Data for this task:
━━━━━━━━━━━━━━━━━━━━
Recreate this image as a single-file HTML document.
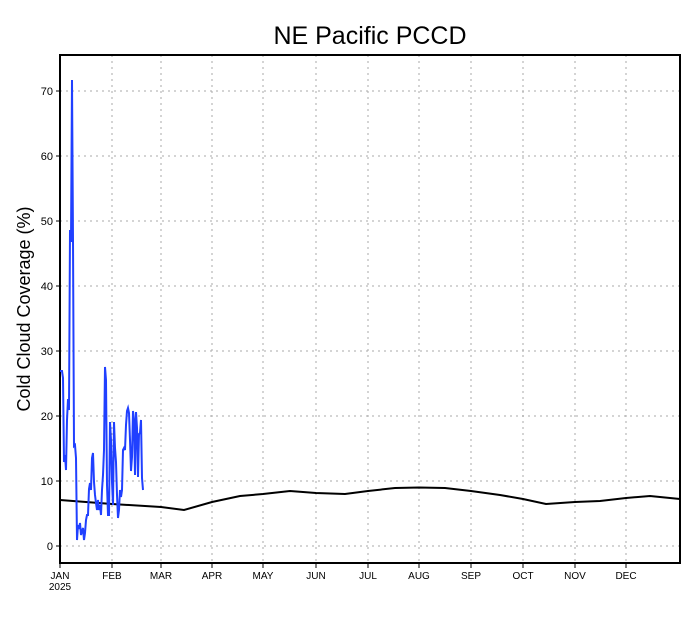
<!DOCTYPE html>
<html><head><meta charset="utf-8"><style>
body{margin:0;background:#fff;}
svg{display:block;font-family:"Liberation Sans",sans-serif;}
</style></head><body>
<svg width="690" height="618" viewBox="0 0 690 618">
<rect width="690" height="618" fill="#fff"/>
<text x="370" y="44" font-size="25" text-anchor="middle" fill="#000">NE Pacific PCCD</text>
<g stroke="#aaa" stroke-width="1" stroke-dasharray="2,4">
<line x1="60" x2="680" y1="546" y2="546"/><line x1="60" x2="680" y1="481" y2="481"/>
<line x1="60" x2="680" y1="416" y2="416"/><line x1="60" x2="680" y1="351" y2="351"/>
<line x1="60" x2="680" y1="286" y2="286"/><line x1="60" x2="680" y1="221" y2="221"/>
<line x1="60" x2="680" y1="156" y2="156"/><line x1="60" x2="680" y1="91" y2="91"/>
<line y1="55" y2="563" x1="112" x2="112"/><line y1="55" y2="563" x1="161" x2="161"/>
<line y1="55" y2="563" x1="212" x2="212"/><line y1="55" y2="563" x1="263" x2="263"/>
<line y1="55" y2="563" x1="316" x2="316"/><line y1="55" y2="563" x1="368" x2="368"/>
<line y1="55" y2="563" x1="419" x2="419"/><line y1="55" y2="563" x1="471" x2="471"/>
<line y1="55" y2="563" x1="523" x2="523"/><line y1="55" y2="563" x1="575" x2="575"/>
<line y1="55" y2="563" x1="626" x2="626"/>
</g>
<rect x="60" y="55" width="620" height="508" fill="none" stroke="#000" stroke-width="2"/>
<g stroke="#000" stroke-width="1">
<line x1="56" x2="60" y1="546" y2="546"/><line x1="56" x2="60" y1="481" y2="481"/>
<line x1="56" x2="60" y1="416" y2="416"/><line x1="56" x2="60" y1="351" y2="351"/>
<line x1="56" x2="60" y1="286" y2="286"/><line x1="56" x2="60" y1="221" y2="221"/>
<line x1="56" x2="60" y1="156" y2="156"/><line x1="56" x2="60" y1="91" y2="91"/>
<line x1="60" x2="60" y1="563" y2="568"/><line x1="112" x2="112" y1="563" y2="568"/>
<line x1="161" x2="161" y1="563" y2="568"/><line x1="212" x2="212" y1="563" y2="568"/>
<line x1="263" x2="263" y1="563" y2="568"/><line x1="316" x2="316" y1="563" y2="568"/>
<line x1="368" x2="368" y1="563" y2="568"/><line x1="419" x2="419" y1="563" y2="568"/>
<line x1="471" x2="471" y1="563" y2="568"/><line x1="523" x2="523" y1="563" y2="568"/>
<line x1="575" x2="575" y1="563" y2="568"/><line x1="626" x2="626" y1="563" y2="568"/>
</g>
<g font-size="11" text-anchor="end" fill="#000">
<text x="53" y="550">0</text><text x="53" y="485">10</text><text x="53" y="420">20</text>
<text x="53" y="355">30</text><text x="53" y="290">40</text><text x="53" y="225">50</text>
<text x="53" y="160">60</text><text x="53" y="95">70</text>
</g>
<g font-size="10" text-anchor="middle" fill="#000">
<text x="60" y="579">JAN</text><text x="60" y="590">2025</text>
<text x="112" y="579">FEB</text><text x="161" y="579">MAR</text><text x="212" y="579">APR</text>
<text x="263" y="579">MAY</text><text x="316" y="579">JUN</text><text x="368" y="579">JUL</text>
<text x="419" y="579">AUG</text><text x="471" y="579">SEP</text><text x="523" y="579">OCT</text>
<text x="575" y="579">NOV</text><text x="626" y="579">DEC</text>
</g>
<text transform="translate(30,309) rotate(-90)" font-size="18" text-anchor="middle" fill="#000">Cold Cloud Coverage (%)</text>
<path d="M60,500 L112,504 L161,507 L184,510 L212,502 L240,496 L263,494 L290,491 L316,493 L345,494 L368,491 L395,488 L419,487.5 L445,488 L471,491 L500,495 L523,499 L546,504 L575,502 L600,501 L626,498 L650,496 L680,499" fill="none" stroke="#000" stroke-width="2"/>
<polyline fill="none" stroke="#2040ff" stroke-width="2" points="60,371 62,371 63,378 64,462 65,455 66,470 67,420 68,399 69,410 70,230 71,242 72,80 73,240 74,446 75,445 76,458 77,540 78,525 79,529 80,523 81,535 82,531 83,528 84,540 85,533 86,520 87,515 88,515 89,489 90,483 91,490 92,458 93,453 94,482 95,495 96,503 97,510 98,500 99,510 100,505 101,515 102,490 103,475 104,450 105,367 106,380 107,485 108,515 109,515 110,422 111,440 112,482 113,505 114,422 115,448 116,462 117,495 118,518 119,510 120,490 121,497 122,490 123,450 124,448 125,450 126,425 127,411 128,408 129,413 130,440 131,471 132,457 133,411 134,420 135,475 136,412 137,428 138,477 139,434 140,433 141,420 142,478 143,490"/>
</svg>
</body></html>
━━━━━━━━━━━━━━━━━━━━
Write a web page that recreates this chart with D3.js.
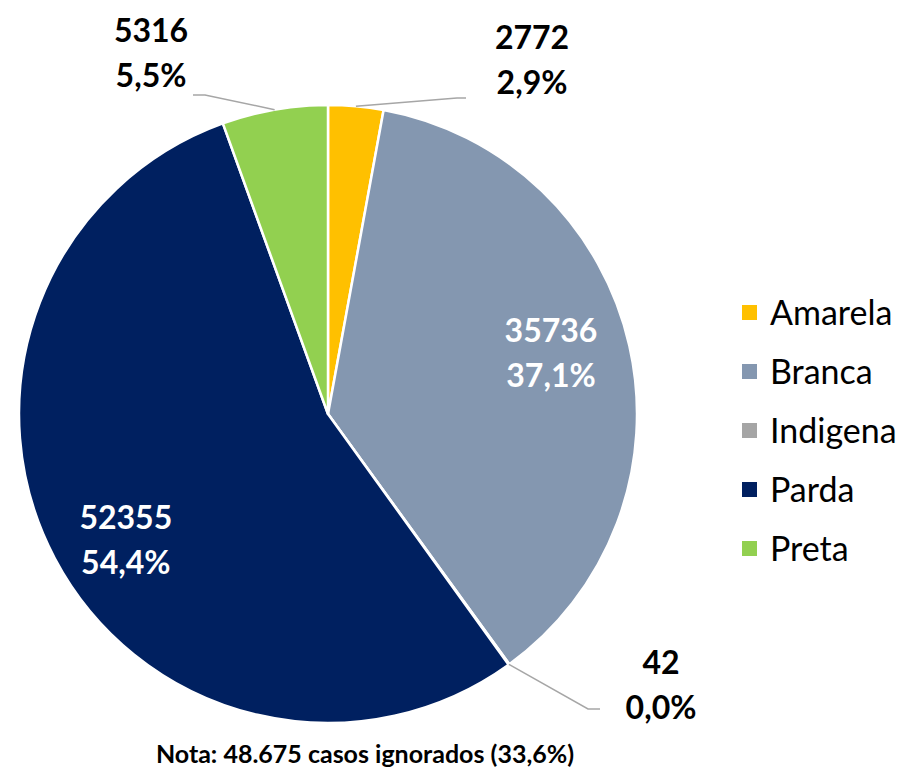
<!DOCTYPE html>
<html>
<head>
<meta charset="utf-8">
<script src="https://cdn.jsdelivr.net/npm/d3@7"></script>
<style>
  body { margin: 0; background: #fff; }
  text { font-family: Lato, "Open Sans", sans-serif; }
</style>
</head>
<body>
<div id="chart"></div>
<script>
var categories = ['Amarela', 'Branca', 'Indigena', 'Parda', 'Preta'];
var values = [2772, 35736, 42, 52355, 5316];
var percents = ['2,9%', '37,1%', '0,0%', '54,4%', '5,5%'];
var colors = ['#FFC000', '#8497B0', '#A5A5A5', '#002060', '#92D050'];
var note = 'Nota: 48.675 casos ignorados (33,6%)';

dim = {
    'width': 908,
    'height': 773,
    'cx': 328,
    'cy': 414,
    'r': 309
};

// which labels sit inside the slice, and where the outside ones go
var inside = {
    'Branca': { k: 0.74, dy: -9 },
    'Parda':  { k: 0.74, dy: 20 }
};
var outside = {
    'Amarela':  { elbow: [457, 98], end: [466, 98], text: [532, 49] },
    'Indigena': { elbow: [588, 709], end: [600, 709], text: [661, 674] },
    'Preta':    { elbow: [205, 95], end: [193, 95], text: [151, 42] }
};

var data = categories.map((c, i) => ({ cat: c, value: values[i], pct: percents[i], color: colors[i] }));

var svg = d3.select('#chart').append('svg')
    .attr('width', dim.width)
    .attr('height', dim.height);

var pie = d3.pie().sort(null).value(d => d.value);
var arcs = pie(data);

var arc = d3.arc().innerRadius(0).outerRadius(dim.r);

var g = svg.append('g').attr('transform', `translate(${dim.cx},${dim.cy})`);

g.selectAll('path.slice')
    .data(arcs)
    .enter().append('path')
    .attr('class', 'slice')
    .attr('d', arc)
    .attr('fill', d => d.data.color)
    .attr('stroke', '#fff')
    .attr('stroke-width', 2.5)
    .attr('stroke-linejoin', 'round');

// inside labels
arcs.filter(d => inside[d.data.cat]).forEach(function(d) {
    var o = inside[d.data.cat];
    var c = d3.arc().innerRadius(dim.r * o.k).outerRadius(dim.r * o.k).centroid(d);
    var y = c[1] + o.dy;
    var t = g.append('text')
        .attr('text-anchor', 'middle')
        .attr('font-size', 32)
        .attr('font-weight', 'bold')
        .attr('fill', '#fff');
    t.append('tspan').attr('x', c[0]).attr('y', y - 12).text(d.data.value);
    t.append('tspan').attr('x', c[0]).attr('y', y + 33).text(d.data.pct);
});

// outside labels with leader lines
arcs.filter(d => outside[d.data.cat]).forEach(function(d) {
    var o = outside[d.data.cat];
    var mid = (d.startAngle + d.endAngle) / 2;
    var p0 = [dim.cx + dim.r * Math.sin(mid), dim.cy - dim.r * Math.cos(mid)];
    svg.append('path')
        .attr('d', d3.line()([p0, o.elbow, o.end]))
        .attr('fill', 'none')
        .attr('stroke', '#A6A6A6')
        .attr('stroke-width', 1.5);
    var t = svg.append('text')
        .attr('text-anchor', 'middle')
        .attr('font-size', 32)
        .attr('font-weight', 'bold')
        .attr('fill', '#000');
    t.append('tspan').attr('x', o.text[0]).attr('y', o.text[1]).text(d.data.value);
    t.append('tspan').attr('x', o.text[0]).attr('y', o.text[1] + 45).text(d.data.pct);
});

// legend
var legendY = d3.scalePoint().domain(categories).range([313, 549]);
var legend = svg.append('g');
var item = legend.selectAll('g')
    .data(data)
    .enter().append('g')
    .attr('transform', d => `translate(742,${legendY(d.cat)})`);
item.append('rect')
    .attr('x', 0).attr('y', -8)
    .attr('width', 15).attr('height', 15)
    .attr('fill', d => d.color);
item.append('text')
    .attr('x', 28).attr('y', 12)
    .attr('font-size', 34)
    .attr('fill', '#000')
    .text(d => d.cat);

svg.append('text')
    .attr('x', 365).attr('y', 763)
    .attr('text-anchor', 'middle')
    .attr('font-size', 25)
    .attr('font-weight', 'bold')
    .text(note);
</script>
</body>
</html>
━━━━━━━━━━━━━━━━━━━━
Goal: Write out every line of the data that holds the word "chart".

Correct response:
Write a web page that recreates this chart with D3.js.
<div id="chart"></div>
var svg = d3.select('#chart').append('svg')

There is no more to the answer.